Wonderfully poetic; but, perhaps, just wishful thinking. Documents, per se, are objects. Drawings and photos take up room just like other material things, and they also evidence an artist’s own assertive decision that they be made. Nature flows on uncontrolledly; if an artist isolates an event for display it inevitably becomes a self-conscious act. Altman manages to come up with surprisingly imaginative situations appropriate to her theme, and her photo-documents are pervaded by a sensitive, Zenlike mood, not too much compromised by some tricky abstract designs. But, perhaps more to the issue of this show, her work concerns possession.

To “have” something is about as unnatural as you might get. It stops the flows, consolidates realities. Yet Altman’s pivotal exhibit, Two Weeks, is really about owning. It is a light installation which “fixes” in space events that happened a year ago in a completely different location.

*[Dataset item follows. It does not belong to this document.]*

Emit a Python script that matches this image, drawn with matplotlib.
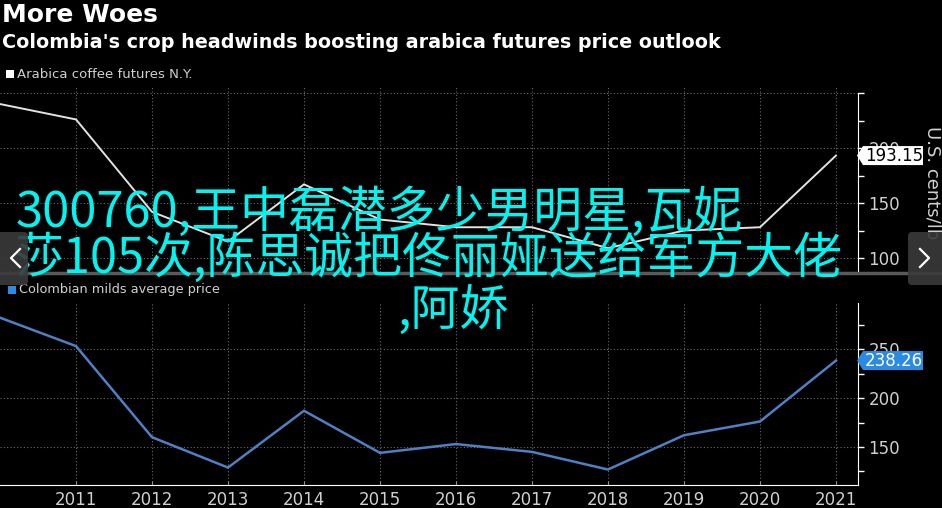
import matplotlib
matplotlib.use("Agg")
import matplotlib.pyplot as plt
from matplotlib.patches import Polygon, FancyBboxPatch, Rectangle
from matplotlib.lines import Line2D
from matplotlib.transforms import IdentityTransform

# data
years = list(range(2010, 2022))
arabica = [240, 226, 142, 115, 167, 135, 128, 128, 109, 125, 128, 193.15]
milds = [282, 253, 160, 129, 187, 144, 153, 145, 127, 162, 176, 238.26]
year_ticks = list(range(2011, 2022))
year_labels = [str(y) for y in year_ticks]
arabica_ticks = [100, 150, 200]
milds_ticks = [150, 200, 250]

title = "More Woes"
subtitle = "Colombia's crop headwinds boosting arabica futures price outlook"
overlay = ["300760,王中磊潜多少男明星,瓦妮", "莎105次,陈思诚把佟丽娅送给军方大佬", ",阿娇"]

W, H = 942, 508
GREY = "#d0d0d0"
BLUE = "#4f80c4"
TAG_BLUE = "#2b8be3"
NARROW = ["Liberation Sans Narrow", "DejaVu Sans"]

fig = plt.figure(figsize=(W / 100, H / 100), dpi=100, facecolor="black")
ident = IdentityTransform()


def px(x, y, w, h):
    return [x / W, 1 - (y + h) / H, w / W, h / H]


def style_axis(ax, ticks, minor, top):
    ax.set_facecolor("black")
    ax.set_xlim(2010, 2021.29)
    ax.set_xticks(year_ticks)
    ax.yaxis.tick_right()
    ax.set_yticks(ticks)
    ax.set_yticks(minor, minor=True)
    ax.tick_params(axis="y", which="both", direction="out", colors="white",
                   labelcolor=GREY, labelsize=12, length=4, width=1)
    for lab in ax.get_yticklabels():
        lab.set_family(NARROW)
    for s in ["top", "left"]:
        ax.spines[s].set_visible(False)
    ax.spines["right"].set_color("white")
    ax.spines["right"].set_bounds(ax.get_ylim()[0], top)
    ax.spines["bottom"].set_color("white")
    ax.grid(axis="x", color="#6a6a6a", ls=(0, (1, 2)), lw=0.8)
    ax.grid(axis="y", which="major", color="#6a6a6a", ls=(0, (1, 2)), lw=0.8)


def tag(ax, val, text, fc, tc):
    tx = ax.transData.transform((ax.get_xlim()[1], val))[0] - 1
    ty = ax.transData.transform((2015, val))[1]
    h = 19
    pts = [(tx, ty), (tx + 6, ty + h / 2), (tx + 66, ty + h / 2),
           (tx + 66, ty - h / 2), (tx + 6, ty - h / 2)]
    fig.add_artist(Polygon(pts, closed=True, fc=fc, ec="none", transform=ident, zorder=5))
    fig.text(tx + 8, ty, text, color=tc, fontsize=12, ha="left", va="center",
             family=NARROW, transform=ident, zorder=6)


# top panel
ax1 = fig.add_axes(px(0, 87, 858, 185))
ax1.plot(years, arabica, color="#e2e2e2", lw=1.4, clip_on=False)
ax1.set_ylim(87.3, 255.5)
style_axis(ax1, arabica_ticks + [250], [125, 175, 225], 250)
ax1.set_yticklabels([str(t) for t in arabica_ticks] + [""])
ax1.spines["bottom"].set_visible(False)
ax1.tick_params(axis="x", bottom=False, labelbottom=False)

# bottom panel
ax2 = fig.add_axes(px(0, 303, 858, 182))
ax2.plot(years, milds, color=BLUE, lw=1.8, clip_on=False)
ax2.set_ylim(111.2, 297)
style_axis(ax2, milds_ticks, [125, 175, 225, 275], 297)
ax2.set_xticklabels(year_labels, family=NARROW)
ax2.tick_params(axis="x", direction="in", length=3, colors="#888888",
                labelcolor=GREY, labelsize=12, pad=4)

tag(ax1, arabica[-1], f"{arabica[-1]:.2f}", "white", "black")
tag(ax2, milds[-1], f"{milds[-1]:.2f}", TAG_BLUE, "white")

# titles and legends
fig.text(2, H - 15, title, color="white", fontsize=18, weight="bold", va="center",
         transform=ident)
fig.text(2, H - 43, subtitle, color="white", fontsize=13.8, weight="bold", va="center",
         transform=ident)
fig.add_artist(Rectangle((6, H - 78), 8, 8, fc="white", ec="none", transform=ident))
fig.text(17, H - 74, "Arabica coffee futures N.Y.", color=GREY, fontsize=9.5,
         va="center", family=NARROW, transform=ident)
fig.add_artist(Rectangle((8, H - 294), 8, 8, fc=TAG_BLUE, ec="none", transform=ident))
fig.text(19, H - 290, "Colombian milds average price", color=GREY, fontsize=9.3,
         va="center", family=NARROW, transform=ident)
fig.text(932, H - 183, "U.S. cents/lb", color=GREY, fontsize=13, rotation=270,
         ha="center", va="center", transform=ident)

# separator between panels
fig.add_artist(Line2D([0, W], [H - 273, H - 273], color="#5a5a5a", lw=2.5, transform=ident))

# overlaid caption
cjk = ["Noto Sans CJK SC", "DejaVu Sans"]
fig.text(16, H - 213, overlay[0], color="#00f5f0", fontsize=35.2, family=cjk,
         va="center", transform=ident, zorder=7)
fig.text(14, H - 259, overlay[1], color="#00f5f0", fontsize=35.2, family=cjk,
         va="center", transform=ident, zorder=7)
fig.text(397, H - 311, overlay[2], color="#00f5f0", fontsize=35.2, family=cjk,
         va="center", transform=ident, zorder=7)

# carousel buttons
for x0, x1, chev in [(-10, 28, [(20, 9), (11, 0), (20, -9)]),
                     (908, 952, [(920, 9), (929, 0), (920, -9)])]:
    fig.add_artist(FancyBboxPatch((x0, H - 285), x1 - x0, 53,
                                  boxstyle="round,pad=0,rounding_size=4",
                                  fc="#3a3a3a", ec="none", alpha=0.9,
                                  transform=ident, zorder=8))
    cy = H - 258
    fig.add_artist(Line2D([p[0] for p in chev], [cy + p[1] for p in chev],
                          color="white", lw=1.6, transform=ident, zorder=9))

fig.savefig("out.png", dpi=100, facecolor="black")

Altman’s original site was a vacant room with a large window. Each day, at various times and temperatures, using tape, string, pastels, graphite, wood, weights, and notes on the wall, Altman recorded the day, indicating “shape” of light reflections, variations in color quality of light, and shadows formed by the architecture of the room. This is a meticulous act of conservation, requiring an ambitious obsession. The final record extends from ceiling to floor in a fairly colorful overlay, its experiential coming-to-be having a mechanical counterpart in the photographic slides which Altman made of each noted event. Then she traced the whole superimposition onto a large, master blueprint and left the room, with her “two weeks” all recorded to replay on another occasion. At the current gallery, the pattern is transferred onto a new wall—in one visual moment—while a continuously flashing slide-carousel projects, one by one, pieces of the sequential record. The whole thing, then, has nice geometry, color, line, form, etc.; transience looks structured.

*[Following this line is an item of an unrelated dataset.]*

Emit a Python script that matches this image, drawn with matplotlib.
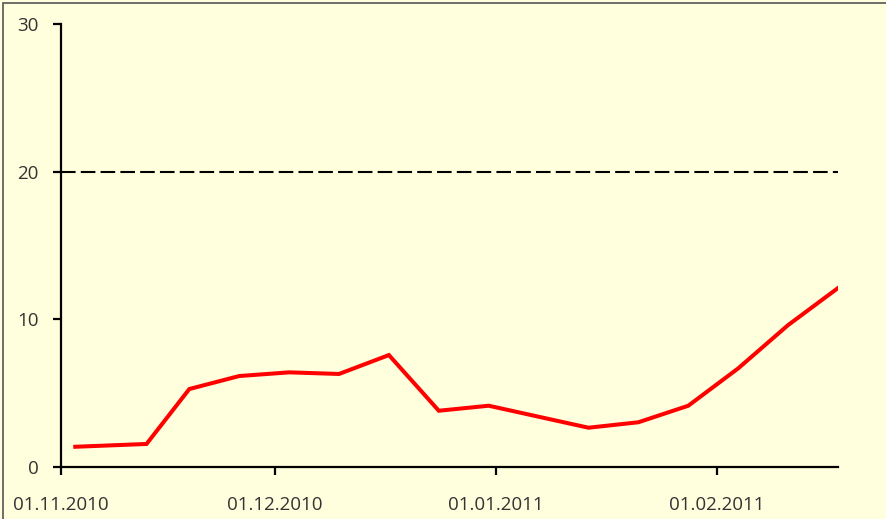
import datetime as dt
import matplotlib
matplotlib.use("Agg")
import matplotlib.pyplot as plt
import matplotlib.dates as mdates
from matplotlib.patches import Rectangle

# Werte
dates = ["2010-11-03", "2010-11-13", "2010-11-19", "2010-11-26", "2010-12-03",
         "2010-12-10", "2010-12-17", "2010-12-24", "2010-12-31", "2011-01-14",
         "2011-01-21", "2011-01-28", "2011-02-04", "2011-02-11", "2011-02-18"]
values = [1.37, 1.56, 5.28, 6.16, 6.41, 6.30, 7.58, 3.81, 4.15, 2.66,
          3.03, 4.15, 6.68, 9.61, 12.12]
threshold = 20
y_ticks = [0, 10, 20, 30]
x_start = "2010-11-01"
x_end = "2011-02-18"

x = [dt.datetime.strptime(d, "%Y-%m-%d") for d in dates]

plt.rcParams["font.family"] = ["Open Sans", "DejaVu Sans"]

bg = "#ffffdd"
fig = plt.figure(figsize=(8.87, 5.19), dpi=100, facecolor=bg)
ax = fig.add_axes([61 / 887, 1 - 467 / 519, (838 - 61) / 887, (467 - 24) / 519])
ax.set_facecolor(bg)

ax.plot(x, values, color="#ff0000", lw=2.9, solid_joinstyle="miter", zorder=3)
ax.axhline(threshold, color="black", lw=1.5, linestyle=(0, (7, 2.5)), zorder=2)

ax.set_xlim(dt.datetime.strptime(x_start, "%Y-%m-%d"), dt.datetime.strptime(x_end, "%Y-%m-%d"))
ax.set_ylim(0, 30)
ax.set_yticks(y_ticks)
ax.xaxis.set_major_locator(mdates.MonthLocator(bymonthday=1))
ax.xaxis.set_major_formatter(mdates.DateFormatter("%d.%m.%Y"))

for s in ["top", "right"]:
    ax.spines[s].set_visible(False)
for s in ["left", "bottom"]:
    ax.spines[s].set_linewidth(1.6)
    ax.spines[s].set_color("black")

ax.tick_params(axis="y", length=6, width=1.6, pad=10, labelsize=13.5, labelcolor="#333333")
ax.tick_params(axis="x", length=6, width=1.6, pad=15, labelsize=13.5, labelcolor="#333333")

# Rahmen
fig.patches.append(Rectangle((3 / 887, -0.1), 1.2, 1 - 3 / 519 + 0.1, transform=fig.transFigure,
                             fill=False, edgecolor="#555555", lw=1.2))

fig.savefig("out.png", dpi=100, facecolor=bg)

The fact is, of course, that you cannot “fix” light and you cannot pile up minutes and you cannot stop time. Altman’s installation is a daydream with events commingled. To take the motion out of shadows, for example, has its basis only in fantasy. And, paradoxical to “antiobject” art, it is an act that tends toward stasis. And yet, even while shadows move, Altman has made a provocative phantom of stability.